In terms of the A&R, much of it was negotiated through the machinery of the club itself, which the musicians could use as a workshop, a proving grounds, and, finally, a recording venue. Kreisberg explains that “we make one-off deals with these guys. I don’t want to interfere in their careers. We want to enhance their careers. If a major label does become interested in one of these guys, it will be beneficial to us, because, first of all, I don’t think any label would object to an artist having a good relationship with a club. Everybody’s dying to play in here, anyway. So that’s a plus for a young musician.

“We could have spent more money and made a big splash in coming out, instead of taking on a bunch of young musicians. But they’re very talented. When you listen to the music, it’s happening. We chose to document these guys. Years ago, when Fantasy and Riverside were making records, basically, Monk and Wes and Miles were just the guys.
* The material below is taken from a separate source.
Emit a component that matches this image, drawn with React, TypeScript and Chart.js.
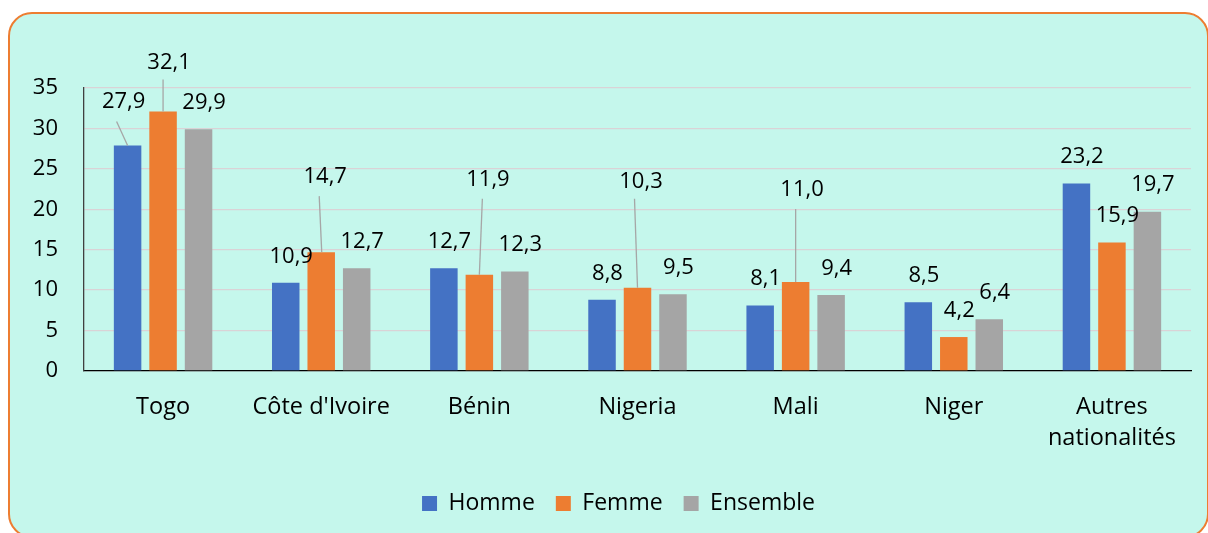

They went in, they did the dates, and they left. Forty years later, now they’re icons. But at that time, they were just the guys.

“It was history in the making, but to them, it was just, ‘Hey, I got a date. I got 75 bucks.’ Nobody was sitting around analyzing it. They didn’t go and lecture in the colleges about what he was thinking when he laid down a certain track. You have to keep that spirit alive. From that point of view, the majors, unfortunately, are looking to sell a lot of product-which I understand, because it is a business, after all.”
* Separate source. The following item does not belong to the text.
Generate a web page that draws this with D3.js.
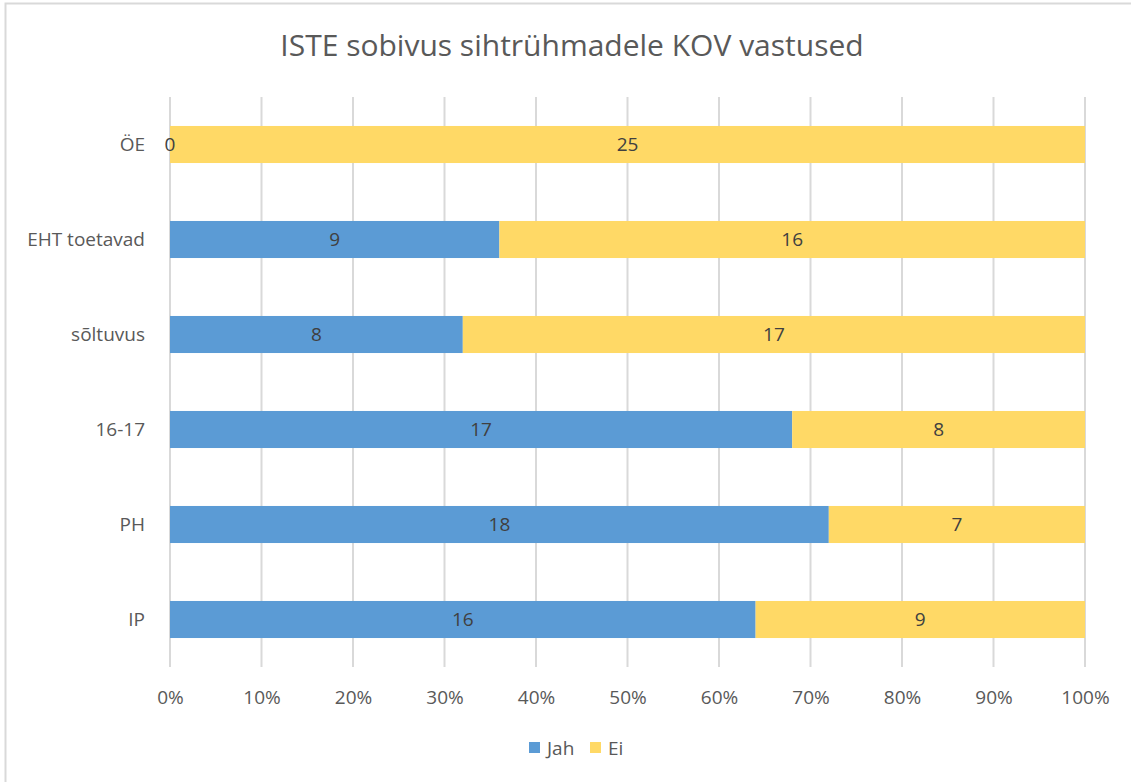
<!DOCTYPE html>
<html>
<head>
<meta charset="utf-8">
<script src="https://cdn.jsdelivr.net/npm/d3@7"></script>
<style>
  body { margin: 0; background: #fff; }
  text { font-family: "Open Sans", "Liberation Sans", sans-serif; }
</style>
</head>
<body>
<div id="chart"></div>
<script>
const categories = ["ÖE", "EHT toetavad", "sõltuvus", "16-17", "PH", "IP"];
const jahValues = [0, 9, 8, 17, 18, 16];
const eiValues = [25, 16, 17, 8, 7, 9];
const seriesNames = ["Jah", "Ei"];
const seriesColors = ["#5B9BD5", "#FFD966"];
const xTicks = [0, 0.1, 0.2, 0.3, 0.4, 0.5, 0.6, 0.7, 0.8, 0.9, 1];

const width = 1131, height = 782;
const margin = { top: 97, right: 46, bottom: 115, left: 170 };

const svg = d3.select("#chart").append("svg")
  .attr("width", width)
  .attr("height", height);

// chart border
svg.append("rect")
  .attr("x", 5.5).attr("y", 3.5)
  .attr("width", 1140).attr("height", 800)
  .attr("fill", "#fff")
  .attr("stroke", "#D9D9D9")
  .attr("stroke-width", 2);

svg.append("text")
  .attr("x", 572)
  .attr("y", 56)
  .attr("text-anchor", "middle")
  .attr("fill", "#595959")
  .style("font-size", "30px")
  .text("ISTE sobivus sihtrühmadele KOV vastused");

const x = d3.scaleLinear()
  .domain([0, 1])
  .range([margin.left, width - margin.right]);

const y = d3.scaleBand()
  .domain(categories)
  .range([margin.top, height - margin.bottom])
  .paddingInner(0.61)
  .paddingOuter(0.305);

// gridlines
svg.append("g")
  .selectAll("line")
  .data(xTicks)
  .join("line")
  .attr("x1", d => x(d)).attr("x2", d => x(d))
  .attr("y1", margin.top).attr("y2", height - margin.bottom)
  .attr("stroke", "#D9D9D9")
  .attr("stroke-width", 2);

// x axis labels
const xAxis = svg.append("g")
  .attr("transform", `translate(0,${height - margin.bottom + 20})`)
  .call(d3.axisBottom(x).tickValues(xTicks).tickFormat(d3.format(".0%")).tickSize(0));
xAxis.select(".domain").remove();
xAxis.selectAll("text")
  .attr("fill", "#595959")
  .style("font-size", "19px")
  .style("font-family", "'Open Sans', sans-serif");

// y axis labels
const yAxis = svg.append("g")
  .attr("transform", `translate(${margin.left - 22},0)`)
  .call(d3.axisLeft(y).tickSize(0));
yAxis.select(".domain").remove();
yAxis.selectAll("text")
  .attr("fill", "#595959")
  .attr("dy", "0.35em")
  .style("font-size", "19px")
  .style("font-family", "'Open Sans', sans-serif");

const rows = categories.map((c, i) => ({ cat: c, Jah: jahValues[i], Ei: eiValues[i] }));
const stacked = d3.stack()
  .keys(seriesNames)
  .offset(d3.stackOffsetExpand)(rows);

const layers = svg.append("g")
  .selectAll("g")
  .data(stacked)
  .join("g")
  .attr("fill", (d, i) => seriesColors[i]);

layers.selectAll("rect")
  .data(d => d)
  .join("rect")
  .attr("x", d => x(d[0]))
  .attr("y", d => y(d.data.cat))
  .attr("width", d => x(d[1]) - x(d[0]))
  .attr("height", y.bandwidth());

// data labels
stacked.forEach(layer => {
  svg.append("g")
    .selectAll("text")
    .data(layer)
    .join("text")
    .attr("x", d => (x(d[0]) + x(d[1])) / 2)
    .attr("y", d => y(d.data.cat) + y.bandwidth() / 2)
    .attr("dy", "0.35em")
    .attr("text-anchor", "middle")
    .attr("fill", "#404040")
    .style("font-size", "19px")
    .text(d => d.data[layer.key]);
});

// legend
const legend = svg.append("g")
  .attr("transform", `translate(529,742)`);
const legendOffsets = [0, 61];
seriesNames.forEach((name, i) => {
  const g = legend.append("g").attr("transform", `translate(${legendOffsets[i]},0)`);
  g.append("rect")
    .attr("width", 11).attr("height", 11)
    .attr("fill", seriesColors[i]);
  g.append("text")
    .attr("x", 18).attr("y", 6)
    .attr("dy", "0.35em")
    .attr("fill", "#595959")
    .style("font-size", "19px")
    .text(name);
});
</script>
</body>
</html>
Being young and on the rise doesn’t negate the importance of quality: if anything, Kreisberg feels it necessary to be more highly selective in what the label records. “The music has to speak for itself. When I put these things together, although I’m not that much involved in picking out material, they understand that we’re trying to be ambassadors of jazz. I’m not trying to make a musical statement, to see how far we can push the envelope. We want to introduce jazz to people who can listen to it and enjoy it and not be irritated by guys who want to squeeze as many notes as possible into a framework.

“When we put those things together, I let them do their own thing, but we talk about it ahead of time. I say, ‘Listen, this is basically a straightahead room.'”

Smaller independent labels, which have been an important aspect of jazz’s development from the very beginning, continue to have an impact on the music. New indies tend to be fueled by idealistic visions, but face obvious hurdles, in the areas of distribution and also the lack of that other backbone of the jazz record industry-the vaults.

“The problem that the smaller labels have is that they don’t have the big bucks and they don’t have the back catalogue to finance advertising. With companies like Blue Note or Fantasy has a huge jazz catalogue, or even Concord for that matter, or Universal, with GRP and Verve put together, the bulk of their catalogue sales are the old classics and the standards.”

As Kreisberg reasons, “it would be nice to do all the superstars, to say, ‘OK, we’ve got Elvin Jones live here at the Blue Note,’ but, in a way, to me, the real heroes are the unsung heroes. They are the musicians who are in the business, doing the day in and day out performing, and keeping it all going. They’re in the trenches, no matter what. So it’s nice to document those guys.

“Our goal is basically to build a great catalogue. Hopefully, over the course of time, some of these guys will move over and become forces in jazz. Some of them will make their mark. Also, because the club is growing as well, it’s a natural progression.”